Salted fish, “piimää” (soured milk), and the hard, heavy, black bread, combined in famine times with pounded straw, provided the Finnish agricultural workers, or crofters, the Saarenpaa family lived in a state approximating serfdom, working out the rent for their small tract of land by laboring a specified number of days on the estate of the landlord. Naturally, when Peter’s father returned to this native land with stories of white bread every, and lumber camp food that far surpassed the best diet that the poor Finnish worker had ever dreamed of, and of wages that in one year amounted to more than the Finnish worker could earn in a dozen or more years, an exodus of agricultural workers took place.

Upon arriving in Minneapolis in 1878, both father and son found employment with the Milwaukee Railroad as car cleaners, receiving $40 per month for a ten-hour day and a seven-day week. Mr. Saarenpaa remarked that it had not been for the confining hours he would have been able to supplement the family diet considerably by hunting game in the timberland surrounding the city. Incidentally, hunting licenses were required of any persons wishing to game in adjoining forests.
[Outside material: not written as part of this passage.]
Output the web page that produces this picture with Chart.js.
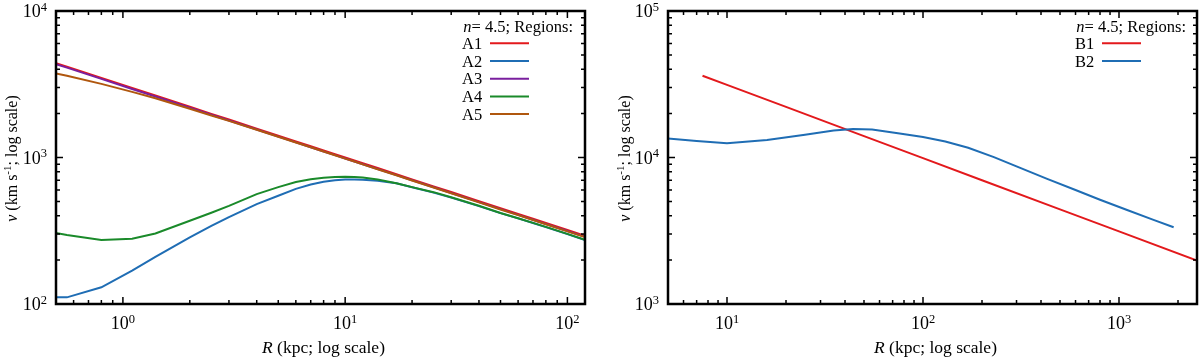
<!DOCTYPE html>
<html>
<head>
<meta charset="utf-8">
<script src="https://cdn.jsdelivr.net/npm/chart.js@4.4.1/dist/chart.umd.min.js"></script>
<style>
  html, body { margin: 0; padding: 0; background: #fff; }
  #wrap { position: relative; width: 1200px; height: 358px; }
  canvas { position: absolute; top: 0; }
</style>
</head>
<body>
<div id="wrap">
  <canvas id="chartA" width="600" height="358" style="left:0"></canvas>
  <canvas id="chartB" width="600" height="358" style="left:600px"></canvas>
</div>
<script>
// ---- left panel: regions A (R in kpc, v in km/s) ----
var rA  = [0.5, 0.56, 0.8, 1.1, 1.4, 2, 2.5, 3, 4, 5, 6, 7, 8, 9, 10, 11, 12, 14, 17, 20, 25, 30, 40, 50, 60, 70, 80, 100, 120];
var vA1 = [4406, 4166, 3492, 2982, 2647, 2219, 1986, 1815, 1574, 1409, 1288, 1194, 1117, 1054, 1000, 954, 914, 847, 769, 709, 635, 581, 503, 451, 412, 382, 357, 320, 292];
var vA2 = [111, 111, 130, 169, 210, 285, 341, 392, 481, 548, 611, 655, 683, 700, 708, 709, 706, 695, 668, 627, 576, 532, 466, 417, 384, 357, 335, 300, 273];
var vA3 = [4341, 4104, 3440, 2938, 2608, 2186, 1957, 1788, 1551, 1388, 1269, 1176, 1100, 1038, 985, 940, 900, 834, 758, 699, 626, 572, 496, 444, 406, 376, 352, 315, 288];
var vA4 = [305, 296, 273, 279, 303, 370, 420, 468, 562, 628, 680, 710, 728, 737, 740, 737, 731, 708, 668, 628, 580, 535, 468, 418, 385, 358, 336, 301, 274];
var vA5 = [3743, 3612, 3182, 2806, 2535, 2153, 1937, 1779, 1546, 1385, 1266, 1174, 1098, 1036, 983, 938, 898, 832, 756, 697, 624, 570, 494, 442, 404, 374, 350, 313, 286];

// ---- right panel: regions B ----
var rB1 = [7.5, 10, 20, 50, 100, 200, 500, 1000, 2500];
var vB1 = [36150, 31300, 22140, 14000, 9900, 7000, 4427, 3130, 1980];
var rB2 = [5, 7, 10, 16, 25, 35, 44, 55, 76, 100, 130, 170, 230, 300, 430, 600, 800, 1100, 1500, 1900];
var vB2 = [13500, 12950, 12500, 13150, 14300, 15300, 15650, 15550, 14600, 13800, 12850, 11650, 10050, 8700, 7150, 6000, 5150, 4380, 3750, 3340];

// ---- axes ----
var xTicksA = [1, 10, 100];        var xExpA = ['0', '1', '2'];
var yTicksA = [100, 1000, 10000];  var yExpA = ['2', '3', '4'];
var xTicksB = [10, 100, 1000];     var xExpB = ['1', '2', '3'];
var yTicksB = [1000, 10000, 100000]; var yExpB = ['3', '4', '5'];

var namesA = ['A1', 'A2', 'A3', 'A4', 'A5'];
var namesB = ['B1', 'B2'];
var RED = '#e3191c', BLUE = '#1f6db4', PURPLE = '#7a1f9e', GREEN = '#1a8a2a', BROWN = '#b0570e';

var SERIF = '"Liberation Serif", "DejaVu Serif", serif';

function pts(xs, ys) {
  return xs.map(function (x, i) { return { x: x, y: ys[i] }; });
}

function minorValues(min, max) {
  var out = [];
  for (var d = Math.floor(Math.log10(min)); d <= Math.floor(Math.log10(max)); d++) {
    for (var m = 1; m <= 9; m++) {
      var v = m * Math.pow(10, d);
      if (v >= min * 0.999 && v <= max * 1.001) out.push({ v: v, major: m === 1 });
    }
  }
  return out;
}

function powLabel(ctx, x, y, exp, align) {
  ctx.font = '18px ' + SERIF;
  var w1 = ctx.measureText('10').width;
  ctx.font = '12.5px ' + SERIF;
  var w2 = ctx.measureText(exp).width;
  var x0 = align === 'right' ? x - w1 - w2 : x - (w1 + w2) / 2;
  ctx.font = '18px ' + SERIF;
  ctx.fillText('10', x0, y);
  ctx.font = '12.5px ' + SERIF;
  ctx.fillText(exp, x0 + w1, y - 6.5);
}

function decor(p) {
  return {
    id: 'decor',
    afterDraw: function (chart) {
      var ctx = chart.ctx, a = chart.chartArea, xs = chart.scales.x, ys = chart.scales.y;
      ctx.save();
      ctx.strokeStyle = '#000';
      ctx.fillStyle = '#000';

      // inward ticks, all four sides
      ctx.lineWidth = 1.5;
      ctx.beginPath();
      minorValues(xs.min, xs.max).forEach(function (t) {
        var px = xs.getPixelForValue(t.v), len = t.major ? 7 : 4;
        ctx.moveTo(px, a.bottom); ctx.lineTo(px, a.bottom - len);
        ctx.moveTo(px, a.top); ctx.lineTo(px, a.top + len);
      });
      minorValues(ys.min, ys.max).forEach(function (t) {
        var py = ys.getPixelForValue(t.v), len = t.major ? 7 : 4;
        ctx.moveTo(a.left, py); ctx.lineTo(a.left + len, py);
        ctx.moveTo(a.right, py); ctx.lineTo(a.right - len, py);
      });
      ctx.stroke();

      // frame
      ctx.lineWidth = 2.5;
      ctx.strokeRect(a.left, a.top, a.right - a.left, a.bottom - a.top);

      // tick labels
      ctx.textBaseline = 'alphabetic';
      ctx.textAlign = 'left';
      p.xTicks.forEach(function (v, i) {
        powLabel(ctx, xs.getPixelForValue(v), a.bottom + 25, p.xExp[i], 'center');
      });
      p.yTicks.forEach(function (v, i) {
        powLabel(ctx, a.left - 9, ys.getPixelForValue(v) + 6, p.yExp[i], 'right');
      });

      // x title
      ctx.font = 'italic 17.5px ' + SERIF;
      var wR = ctx.measureText('R').width;
      ctx.font = '17.5px ' + SERIF;
      var rest = ' (kpc; log scale)';
      var wRest = ctx.measureText(rest).width;
      var cx = (a.left + a.right) / 2 + 3 - (wR + wRest) / 2;
      ctx.font = 'italic 17.5px ' + SERIF;
      ctx.fillText('R', cx, 353);
      ctx.font = '17.5px ' + SERIF;
      ctx.fillText(rest, cx + wR, 353);

      // y title (rotated)
      ctx.save();
      ctx.translate(p.yTitleX, (a.top + a.bottom) / 2 + 1);
      ctx.rotate(-Math.PI / 2);
      var parts = [
        { t: 'v', f: 'italic 16px ' + SERIF, dy: 0 },
        { t: ' (km s', f: '16px ' + SERIF, dy: 0 },
        { t: '-1', f: '11px ' + SERIF, dy: -6 },
        { t: '; log scale)', f: '16px ' + SERIF, dy: 0 }
      ];
      var tot = 0;
      parts.forEach(function (q) { ctx.font = q.f; q.w = ctx.measureText(q.t).width; tot += q.w; });
      var ox = -tot / 2;
      parts.forEach(function (q) { ctx.font = q.f; ctx.fillText(q.t, ox, q.dy); ox += q.w; });
      ctx.restore();

      // legend
      ctx.font = 'italic 16.5px ' + SERIF;
      var wn = ctx.measureText('n').width;
      ctx.font = '16.5px ' + SERIF;
      var head = '= 4.5; Regions:';
      var wh = ctx.measureText(head).width;
      var hx = p.legRight - wn - wh;
      ctx.font = 'italic 16.5px ' + SERIF;
      ctx.fillText('n', hx, 32);
      ctx.font = '16.5px ' + SERIF;
      ctx.fillText(head, hx + wn, 32);
      chart.data.datasets.forEach(function (ds, i) {
        var ly = 43.3 + i * 17.7;
        ctx.fillStyle = '#000';
        ctx.fillText(ds.label, p.legLabelX, ly + 5.5);
        ctx.strokeStyle = ds.borderColor;
        ctx.lineWidth = 2;
        ctx.beginPath();
        ctx.moveTo(p.legLine0, ly); ctx.lineTo(p.legLine1, ly);
        ctx.stroke();
      });
      ctx.restore();
    }
  };
}

function baseOptions(pad, xmin, xmax, ymin, ymax) {
  return {
    responsive: false,
    animation: false,
    layout: { padding: pad },
    elements: { point: { radius: 0 }, line: { borderWidth: 2, tension: 0 } },
    scales: {
      x: { type: 'logarithmic', min: xmin, max: xmax, display: false },
      y: { type: 'logarithmic', min: ymin, max: ymax, display: false }
    },
    plugins: { legend: { display: false }, tooltip: { enabled: false } }
  };
}

var ctxA = document.getElementById('chartA').getContext('2d');
var chartA = new Chart(ctxA, {
  type: 'line',
  data: {
    datasets: [
      { label: namesA[0], data: pts(rA, vA1), borderColor: RED, order: 4 },
      { label: namesA[1], data: pts(rA, vA2), borderColor: BLUE, order: 3 },
      { label: namesA[2], data: pts(rA, vA3), borderColor: PURPLE, order: 2 },
      { label: namesA[3], data: pts(rA, vA4), borderColor: GREEN, order: 1 },
      { label: namesA[4], data: pts(rA, vA5), borderColor: BROWN, order: 0 }
    ]
  },
  options: baseOptions({ left: 56, right: 15, top: 11, bottom: 54 }, 0.5, 120, 100, 10000),
  plugins: [decor({
    xTicks: xTicksA, xExp: xExpA, yTicks: yTicksA, yExp: yExpA,
    yTitleX: 17, legRight: 573, legLabelX: 462, legLine0: 490, legLine1: 529
  })]
});

var ctxB = document.getElementById('chartB').getContext('2d');
var chartB = new Chart(ctxB, {
  type: 'line',
  data: {
    datasets: [
      { label: namesB[0], data: pts(rB1, vB1), borderColor: RED, order: 1 },
      { label: namesB[1], data: pts(rB2, vB2), borderColor: BLUE, order: 0 }
    ]
  },
  options: baseOptions({ left: 68, right: 3, top: 11, bottom: 54 }, 5, 2500, 1000, 100000),
  plugins: [decor({
    xTicks: xTicksB, xExp: xExpB, yTicks: yTicksB, yExp: yExpB,
    yTitleX: 30, legRight: 586, legLabelX: 475, legLine0: 502, legLine1: 541
  })]
});
</script>
</body>
</html>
The father worked for the Milwaukee Railroad until his death in 1904. Peter eventually learned to be a carpenter, and has sice worked at that trade, making it his regular occupation. In connection with his railroad work Mr. Saarenpaa spoke of having lived at a Finnish boarding house, called Wicksteads and Hermansons, at Washington Avenue and Second Street N. paying fifty cents per day for room, board and washing.

Like his father Peter devoutly followed the teachings of the Apostolic Lutheran Church and took an active part in it organization in North Minneapolis. Prior to 1895 meetings were held in a store building at Fourth Avenue and Main Street N.E. In 1895 Isaac Putas (Pudas) and Gustav Bergstadt, trustees, incorporated the Apostolic Lutheran Church at the Hennepin County Court House. It was the first Finnish Church in Minneapolis. In 1902 a church was erected at 237 Humboldt Avenue N., where services have been held regularly for 36 years. It was the first Finnish organization in this city- Mr Estenson (Torsten Estensen?), a Norwegian-Finn, who arrived in Minneapolis in 1880, performed all religious functions for the Finns in their own tongue during the years 1887 – 1888. Occasional services were held from time-to-time by Reverend Antti Wittikko-Huhta, who came to Minneapolis from Hancock, Michigan, whre he preached as an ordained minister of the Apostolic Lutheran Church as early as 1869.

The Saarenpaa family were, for 54 years, subscribers to America’s first weekly newspaper (actually, it was fifth, but the first one in Minnesota), the Uusi Kotimaa (New Homeland), established in Minneapolis by I.W Lahde in 1880 at 521 Third Street N. The paper was moved to New York Mills in 1884, where it continued publication until 1934, being purchased in that year by the Finnish Federation and moved to Superior, Wisconsin.